DIRECTION:
Find the lines below that contain the string "standalone". Copy each one.

Excerpt from a dataset:

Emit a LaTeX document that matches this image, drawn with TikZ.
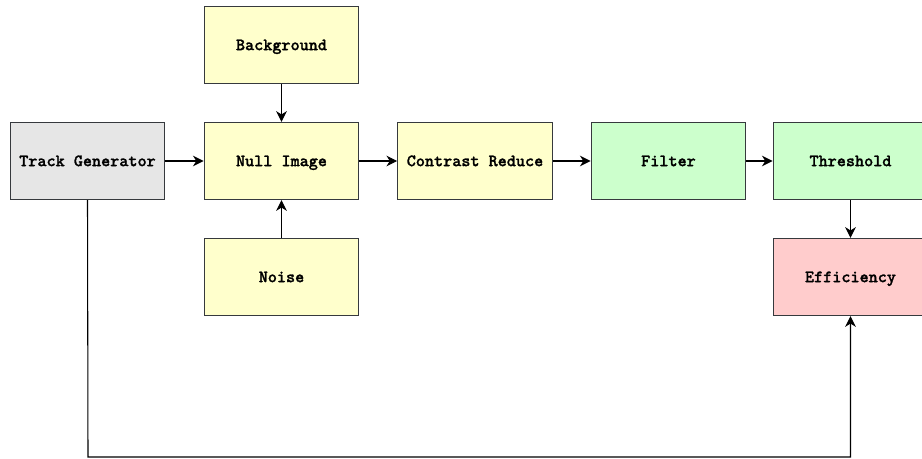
\documentclass[tikz,border=0pt]{standalone}
\usepackage{fontspec}
\newfontfamily\courfont[FakeBold=1.2]{lmmonolt10-bold.otf}
\usetikzlibrary{arrows.meta}
\definecolor{yel}{HTML}{FFFFCC}
\definecolor{gry}{HTML}{E6E6E6}
\definecolor{grn}{HTML}{CCFFCC}
\definecolor{rd}{HTML}{FFCCCC}
\definecolor{edgec}{HTML}{36393D}
\begin{document}
\begin{tikzpicture}[x=0.75pt,y=-0.75pt,
  blk/.style={draw=edgec,line width=0.8pt,minimum width=116pt,minimum height=58pt,inner sep=0pt,
    text height=2.0ex,text depth=0.2ex,
    font=\fontsize{13}{15}\selectfont\courfont},
  conn/.style={draw=black,line width=0.8pt,-{Stealth[length=8pt,width=8pt,inset=2.5pt]}}]
\useasboundingbox (0,0) rectangle (922,459);
\clip (0,0) rectangle (922,459);
\fill[white] (0,0) rectangle (922,459);
\node[blk,fill=gry] (tg) at (87.5,161) {Track Generator};
\node[blk,fill=yel] (ni) at (281.5,161) {Null Image};
\node[blk,fill=yel] (bg) at (281.5,45) {Background};
\node[blk,fill=yel] (no) at (281.5,277) {Noise};
\node[blk,fill=yel] (cr) at (475,161) {Contrast Reduce};
\node[blk,fill=grn] (fi) at (668.5,161) {Filter};
\node[blk,fill=grn] (th) at (850.5,161) {Threshold};
\node[blk,fill=rd] (ef) at (850.5,277) {Efficiency};
\coordinate (c1) at (88,457);
\coordinate (c2) at (850.5,457);
\draw[conn] (tg) -- (ni);
\draw[conn] (bg) -- (ni);
\draw[conn] (no) -- (ni);
\draw[conn] (ni) -- (cr);
\draw[conn] (cr) -- (fi);
\draw[conn] (fi) -- (th);
\draw[conn] (th) -- (ef);
\draw[conn] (tg.south) -- (c1) -- (c2) -- (ef.south);
\end{tikzpicture}
\end{document}
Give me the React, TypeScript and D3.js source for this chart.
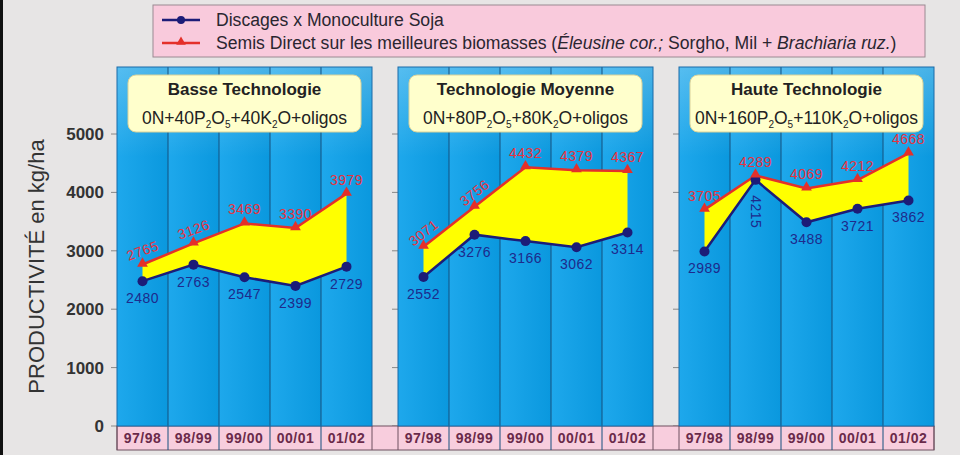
import React from "react";
import * as d3 from "d3";

// ---------- data ----------
const periods = ["97/98", "98/99", "99/00", "00/01", "01/02"];
const panelTitles = ["Basse Technologie", "Technologie Moyenne", "Haute Technologie"];
const pDoses = ["40", "80", "160"];
const kDoses = ["40", "80", "110"];
const discagesSoja = [
  [2480, 2763, 2547, 2399, 2729],
  [2552, 3276, 3166, 3062, 3314],
  [2989, 4215, 3488, 3721, 3862],
];
const semisDirect = [
  [2765, 3126, 3469, 3390, 3979],
  [3071, 3756, 4432, 4379, 4367],
  [3705, 4289, 4069, 4212, 4668],
];
const yTicks = [0, 1000, 2000, 3000, 4000, 5000];
const legendLabels = ["Discages x Monoculture Soja"];

// label rotation styles (degrees) per panel / point
const redRot = [
  [-20, -20, 0, 0, 0],
  [-38, -38, 0, 0, 0],
  [0, 0, 0, 0, 0],
];
const blueRot = [
  [0, 0, 0, 0, 0],
  [0, 0, 0, 0, 0],
  [0, 90, 0, 0, 0],
];

const FONT = "'Liberation Sans', Arial, Helvetica, sans-serif";
const W = 960;
const H = 455;
const PANEL_TOP = 67;
const STRIP_H = 24;

export default function App() {
  const y = d3.scaleLinear().domain([0, 5000]).range([426, 134]);
  const panelScale = d3
    .scaleBand<number>()
    .domain([0, 1, 2])
    .range([117, 934])
    .paddingInner(26 / 281)
    .paddingOuter(0);
  const pw = panelScale.bandwidth();
  const y0 = y(0);

  const blueCol = "#1c1c78";
  const redCol = "#e4302a";

  return (
    <svg
      width={W}
      height={H}
      viewBox={`0 0 ${W} ${H}`}
      style={{ position: "absolute", left: 0, top: 0, fontFamily: FONT }}
    >
      <defs>
        <linearGradient id="colGrad" x1="0" x2="1" y1="0" y2="0">
          <stop offset="0%" stopColor="#1ea8ec" />
          <stop offset="100%" stopColor="#0a98de" />
        </linearGradient>
        <linearGradient id="topGrad" x1="0" x2="0" y1="0" y2="1">
          <stop offset="0%" stopColor="#ffffff" stopOpacity={0.25} />
          <stop offset="100%" stopColor="#ffffff" stopOpacity={0} />
        </linearGradient>
      </defs>
      <rect x={0} y={0} width={W} height={H} fill="#e7e5e5" />
      <rect x={0} y={0} width={3} height={H} fill="#111" />

      {/* legend */}
      <rect x={153} y={5} width={772} height={52} fill="#f9cadc" stroke="#9a8a92" strokeWidth={1} />
      <line x1={162} x2={200} y1={20} y2={20} stroke={blueCol} strokeWidth={2.5} />
      <circle cx={181} cy={20} r={4} fill={blueCol} />
      <line x1={162} x2={200} y1={43} y2={43} stroke={redCol} strokeWidth={2.5} />
      <path d={d3.symbol(d3.symbolTriangle, 40)() || ""} transform="translate(181,42)" fill={redCol} />
      <text x={216} y={26} fontSize={17.6} fill="#2a2630">
        {legendLabels[0]}
      </text>
      <text x={216} y={49} fontSize={17.6} fill="#2a2630">
        Semis Direct sur les meilleures biomasses (
        <tspan fontStyle="italic">Éleusine cor.;</tspan> Sorgho, Mil +{" "}
        <tspan fontStyle="italic">Brachiaria ruz.</tspan>)
      </text>

      {/* y axis title */}
      <text
        transform={`translate(44,${(130 + 403) / 2}) rotate(-90)`}
        textAnchor="middle"
        fontSize={22}
        fill="#333"
      >
        PRODUCTIVITÉ en kg/ha
      </text>

      {/* y ticks */}
      {yTicks.map((t) => (
        <g key={t}>
          <text x={104} y={y(t) + 6} textAnchor="end" fontSize={17} fontWeight="bold" fill="#333">
            {t}
          </text>
          {[0, 1, 2].map((i) => (
            <line
              key={i}
              x1={(panelScale(i) as number) - 6}
              x2={panelScale(i) as number}
              y1={y(t)}
              y2={y(t)}
              stroke="#888"
              strokeWidth={1}
            />
          ))}
        </g>
      ))}

      {/* x strip */}
      <rect x={117} y={y0} width={934 - 117} height={STRIP_H} fill="#f8cddd" stroke="#6e5060" strokeWidth={1} />

      {[0, 1, 2].map((pi) => {
        const left = panelScale(pi) as number;
        const x = d3.scaleBand<string>().domain(periods).range([left, left + pw]);
        const cx = (p: string) => (x(p) as number) + x.bandwidth() / 2;
        const blue = discagesSoja[pi];
        const red = semisDirect[pi];
        const area = d3
          .area<number>()
          .x((_, i) => cx(periods[i]))
          .y0((_, i) => y(blue[i]))
          .y1((_, i) => y(red[i]));
        const line = (vals: number[]) =>
          d3
            .line<number>()
            .x((_, i) => cx(periods[i]))
            .y((v) => y(v))(vals) || "";
        const boxX = left + 11;
        const boxW = pw - 22;
        return (
          <g key={pi}>
            {/* panel background columns */}
            {periods.map((p) => (
              <g key={p}>
                <rect x={x(p)} y={PANEL_TOP} width={x.bandwidth()} height={y0 - PANEL_TOP} fill="url(#colGrad)" />
              </g>
            ))}
            <rect x={left} y={PANEL_TOP} width={pw} height={90} fill="url(#topGrad)" />
            {periods.slice(1).map((p) => (
              <line
                key={p}
                x1={x(p)}
                x2={x(p)}
                y1={PANEL_TOP}
                y2={y0 + STRIP_H}
                stroke="#15507e"
                strokeWidth={1}
              />
            ))}
            <rect x={left} y={PANEL_TOP} width={pw} height={y0 - PANEL_TOP} fill="none" stroke="#1a6aa8" strokeWidth={1} />

            {/* strip separators & labels */}
            <line x1={left} x2={left} y1={y0} y2={y0 + STRIP_H} stroke="#6e5060" />
            <line x1={left + pw} x2={left + pw} y1={y0} y2={y0 + STRIP_H} stroke="#6e5060" />
            {periods.map((p) => (
              <text
                key={p}
                x={cx(p)}
                y={y0 + 17}
                textAnchor="middle"
                fontSize={14}
                fontWeight="bold"
                letterSpacing={0.5}
                fill="#6a2a4a"
              >
                {p}
              </text>
            ))}

            {/* title box */}
            <rect x={boxX} y={75} width={boxW} height={57} rx={8} fill="#ffffcc" stroke="#d9d29a" strokeWidth={1} />
            <text x={boxX + boxW / 2} y={95} textAnchor="middle" fontSize={17} fontWeight="bold" fill="#222">
              {panelTitles[pi]}
            </text>
            <text x={boxX + boxW / 2} y={124} textAnchor="middle" fontSize={17.5} fill="#222">
              0N+{pDoses[pi]}P<tspan fontSize={10} dy={4}>2</tspan>
              <tspan dy={-4}>O</tspan>
              <tspan fontSize={10} dy={4}>5</tspan>
              <tspan dy={-4}>+{kDoses[pi]}K</tspan>
              <tspan fontSize={10} dy={4}>2</tspan>
              <tspan dy={-4}>O+oligos</tspan>
            </text>

            {/* area between */}
            <path d={area(blue) || ""} fill="#ffff00" />
            <path d={line(blue)} fill="none" stroke={blueCol} strokeWidth={2.5} />
            <path d={line(red)} fill="none" stroke={redCol} strokeWidth={2.5} />
            {blue.map((v, i) => (
              <circle key={i} cx={cx(periods[i])} cy={y(v)} r={5} fill={blueCol} />
            ))}
            {red.map((v, i) => (
              <path
                key={i}
                d={d3.symbol(d3.symbolTriangle, 50)() || ""}
                transform={`translate(${cx(periods[i])},${y(v) - 1})`}
                fill={redCol}
              />
            ))}
            {red.map((v, i) => {
              const px = cx(periods[i]);
              const py = y(v) - 14;
              return (
                <text
                  key={i}
                  transform={`translate(${px},${py}) rotate(${redRot[pi][i]})`}
                  textAnchor="middle"
                  dy={5}
                  fontSize={14}
                  letterSpacing={0.5}
                  fill="#e8323e"
                >
                  {v}
                </text>
              );
            })}
            {blue.map((v, i) => {
              const px = cx(periods[i]);
              const rot = blueRot[pi][i];
              const py = y(v) + (rot ? 32 : 17);
              return (
                <text
                  key={i}
                  transform={`translate(${px},${py}) rotate(${rot})`}
                  textAnchor="middle"
                  dy={5}
                  fontSize={14}
                  letterSpacing={0.5}
                  fill="#1e2a8c"
                >
                  {v}
                </text>
              );
            })}
          </g>
        );
      })}
    </svg>
  );
}
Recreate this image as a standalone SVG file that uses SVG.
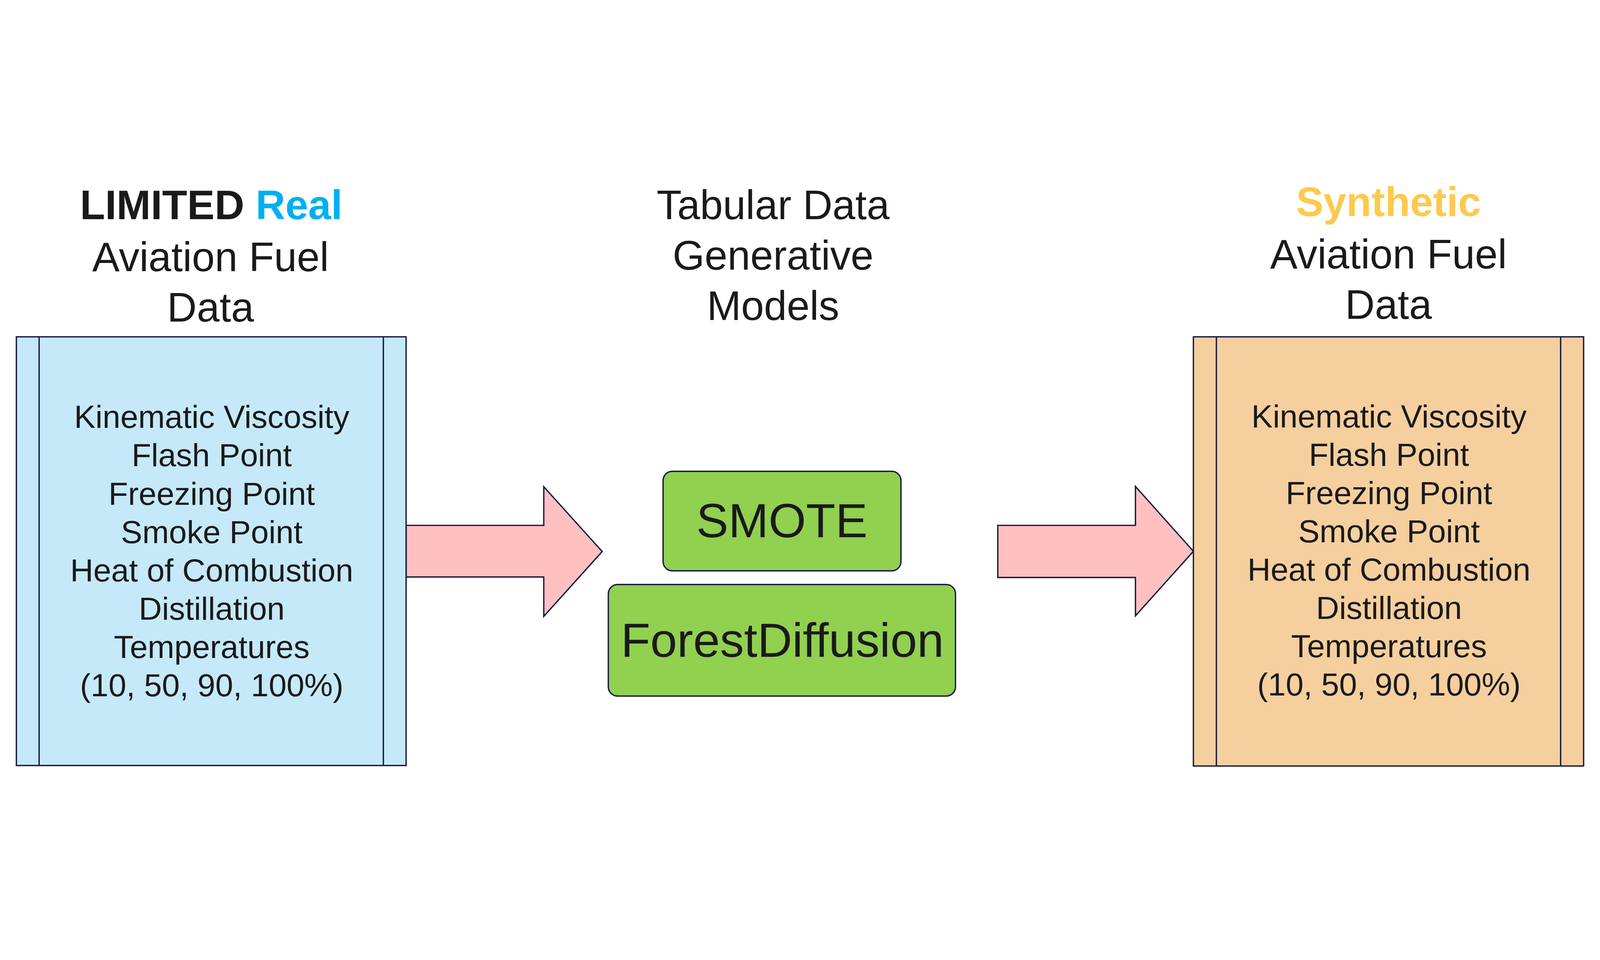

CORRECT RESULT:
\documentclass[tikz,border=0pt]{standalone}
Recreate this image as a standalone SVG file that uses SVG.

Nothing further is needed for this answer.